O resgate aconteceu nesta segunda-feira, 27/1, depois que uma paciente conseguiu fugir e pedir ajuda para moradores. A clínica clandestina oferecia suposto “tratamento” para usuárias de drogas, em um sítio, onde foram encontradas 13 mulheres, entre 22 e 62 anos, dopadas. As vítimas relatam rotina de agressões, cárcere e violência sexual.
“A violência praticada pelas chamadas ‘comunidades terapêuticas’ se multiplica quando soma à misoginia, à concepção que se tem sobre as mulheres e o uso de drogas”, afirma Ana Costa, diretora do Cebes. “Em termos de ‘tecnologias de cuidado’, o que essas clínicas oferecem é absurdo e ineficaz. É uma degradação”, diz a sanitarista.
“O Cebes entende essa situação como uma experiência degradante, desumana, que precisa de uma intervenção política muito intensa”, ressalta Itamar Lages. “É uma situação que remete ao hospício de Barbacena, que foi considerado um campo de concentração brasileiro, somada à desvalorização política e social imposta à mulher, principalmente as mulheres pobres, as mulheres em sofrimento psíquico. Muito desse sofrimento é decorrente de situações sociais. Essas pessoas não deveriam estar internadas”, pondera Itamar, professor de Enfermagem e Saúde Mental.

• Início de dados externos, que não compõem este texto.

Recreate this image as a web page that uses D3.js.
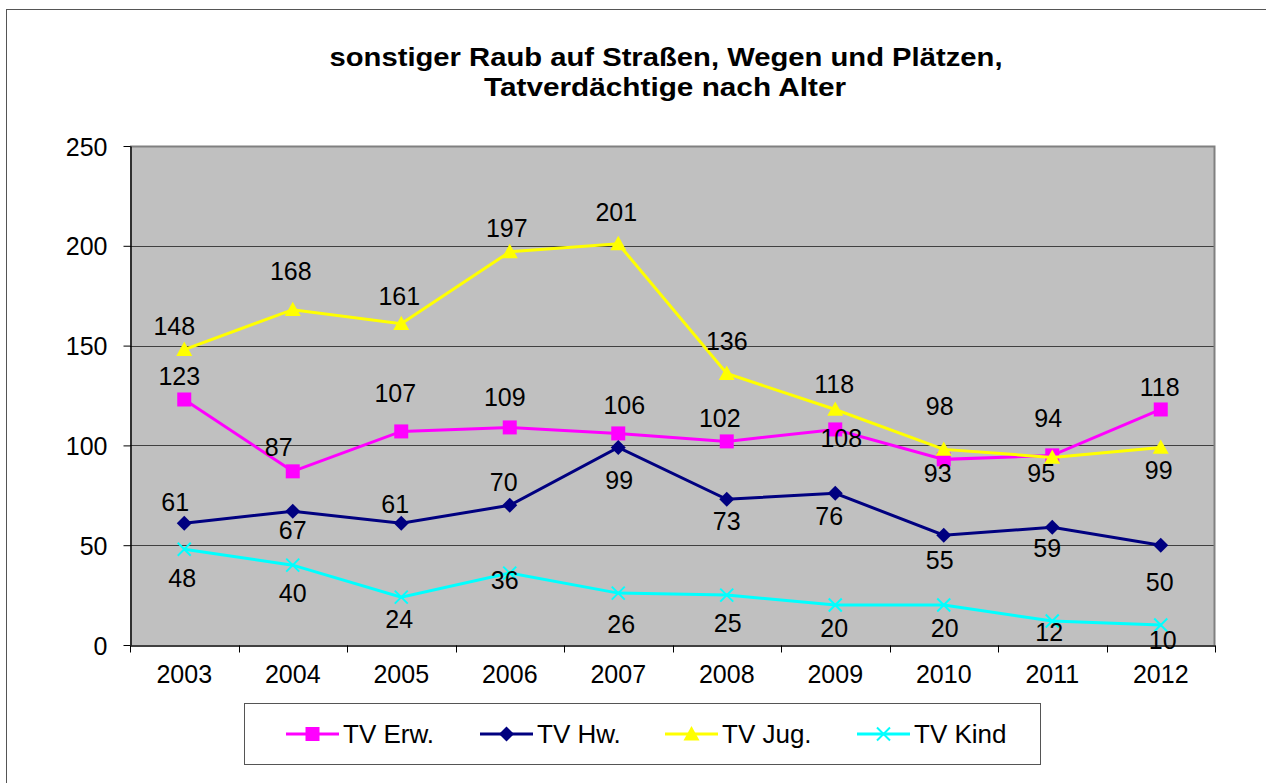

Cebes rejeita “comunidades terapêuticas”, legalizadas ou não
“Nós, do movimento da Reforma Sanitária, sempre estivemos juntos à Reforma Psiquiátrica contra o encarceramento. Há um interesse financeiro nessas internações, além da capitalização político-religiosa do sofrimento, que acontece não em uma, duas, ou duas dúzias de clínicas, mas em centenas de comunidades terapêuticas em todo o Brasil”, afirma Ana Costa.
O Brasil registrava, em janeiro de 2024, 587 “comunidades terapêuticas” financiadas pelo poder público, número superior aos centros de apoio psicossociais. Oito em cada dez estavam relacionadas a organizações religiosas. Inspeção nacional do Ministério Público comprovou denúncias de tortura, sequestro, cárcere privado e trabalho forçado. Irregularidades persistem.
A política de Estado preconiza o cuidado a pessoas em sofrimento psíquico não apenas no Centros de Atenção Psicossocial (CAPS), mas em todo o Sistema Único de Saúde (SUS). A rede inclui os CAPs, as Unidades Básicas de Saúde (UBS), residências terapêuticas e até os hospitais gerais. “É um conjunto de equipamentos para cuidar dessas pessoas, que merecem ser tratadas como seres humanos que são”.
“Somos contrários à internação como cárcere. Nosso paradigma é a defesa radical do cuidado em liberdade. Rejeitamos as comunidades terapêuticas, estejam ou não legalizadas”, reforça Itamar Lages.
Recuo do Conselho Nacional de Assistência Social
O Conselho Nacional de Assistência Social (CNAS) publicou, em abril, Resolução 151/2024, negando reconhecimento de comunidades terapêuticas como entidades de assistência social vinculada ao Sistema Único de Assistência Social (SUAS). Somente poderiam ser inscritas entidades que se enquadrassem nos critérios normativos das resoluções CNAS 109/2009, 27/2011, 33/2011, 34/2011. Sob pressão, apenas um mês depois, o Ministério do Desenvolvimento Social, emitiu nota de esclarecimento que enfraquece a resolução e afirma que o financiamento das comunidades terapêuticas não seria afetado.
Campo de Concentração Brasileiro
A reforma psiquiátrica é uma conquista civilizatória sociedade brasileira. Símbolo do genocídio dos indesejados, o Hospital Colônia de Barbacena recebia, desde 1903, marginalizados: pessoas com deficiência, em sofrimento psíquico, alcoólatras, mulheres solteiras grávidas, epilépticos, homossexuais, mendigos, prostitutas. Em 1978, denúncias de profissionais da Divisão Nacional de Saúde Mental (Dinsam/MS) sobre graves violações humanitárias em instituições psiquiátricas levou à demissão da maioria dos denunciantes. No ano seguinte, a visita de do psiquiatra italiano Franco Basaglia ao Hospital Colônia de Barbacena, que comparou a um campo de concentração nazista, intensificou a pressão social por seu fechamento, concretizado em 1996.